Barely visible above the blank tablet that sits on the door’s arch are three flaming castles: the image found on Dublin’s coat of arms. “It made me wonder whether there was something more important or official about it,” he says.

There are many remnants of doorways around the city, he says. “Where homes were demolished. Portals to nowhere.”

But in the heart of what has historically been the markets area, a door such as this stood out.

A Prison Doorway

The doorway itself is the door to the old sheriff’s prison, says local historian Mark Jenkins, who runs the Old Ireland Twitter account and works as a librarian at University College Dublin.

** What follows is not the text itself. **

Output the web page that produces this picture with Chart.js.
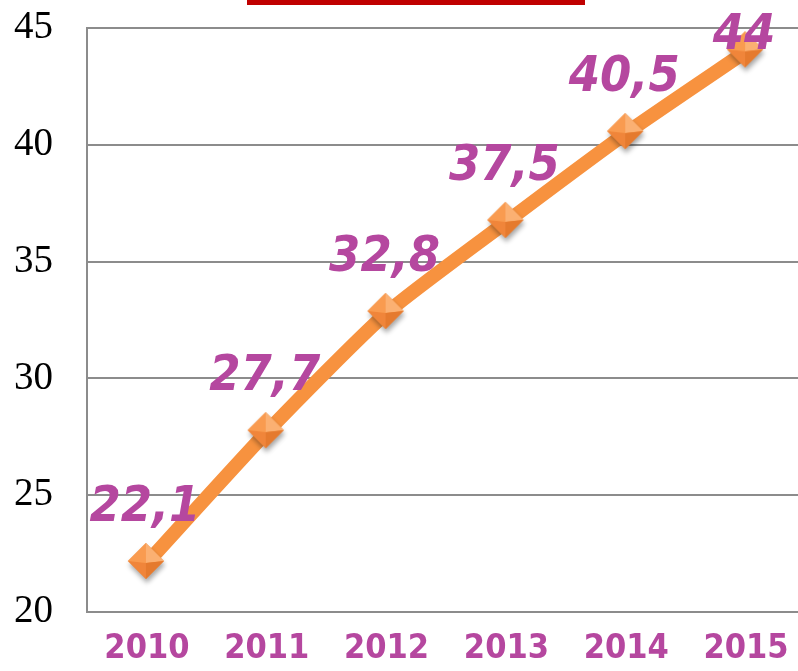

The prison was part of the Newgate Prison complex. It once stood where St Michan’s Park is now. It was demolished in 1839, he says.

The door though might be the only piece that remains – and where it always has been, says Jenkins. He cites The Three Castles of Dublin by historian Mark English, which said the door is “all that remains of the Sheriff’s Prison”.

Arran Henderson, the historian and founder of the Dublin Decoded tours, says he too thinks the doorway was part of the prison. But it may have been moved to where it is now.

The stone doorway to Newgate Prison “was on the other side of the road”, says Henderson. “Someone realised it was a beautiful old doorway and stuck it onto that wall.”

The doorway is dated about 1780 by the National Inventory of Architectural Heritage (NIAH). This was once the site of a potato market, it says.

A 1912 Ordnance Survey map shows that the building where the doorway is now was indeed a market, across the street from a courthouse.

The door is made of sandstone and granite, and it’s “very possible that it was added to”, says Derham.

The NIAH website says the plaque below the coat of arms may have been inserted from another building, and that the door itself may have come from Newgate Prison.

The potato markets appear on an 1837 OS map and a 1909 OS map. But the doorway is only included in the later map, points out archaeologist Johnny Ryan.

In both maps, the potato market was already there. “It suggests that it was moved to the site of the potato market between 1837 and 1909,” says Derham.

“The streets are laden with stories. What was there, how did it get there?” says Derham.

Perhaps, the story of the door can never be fully resolved, he says. But it’s nice that so many showed an interest.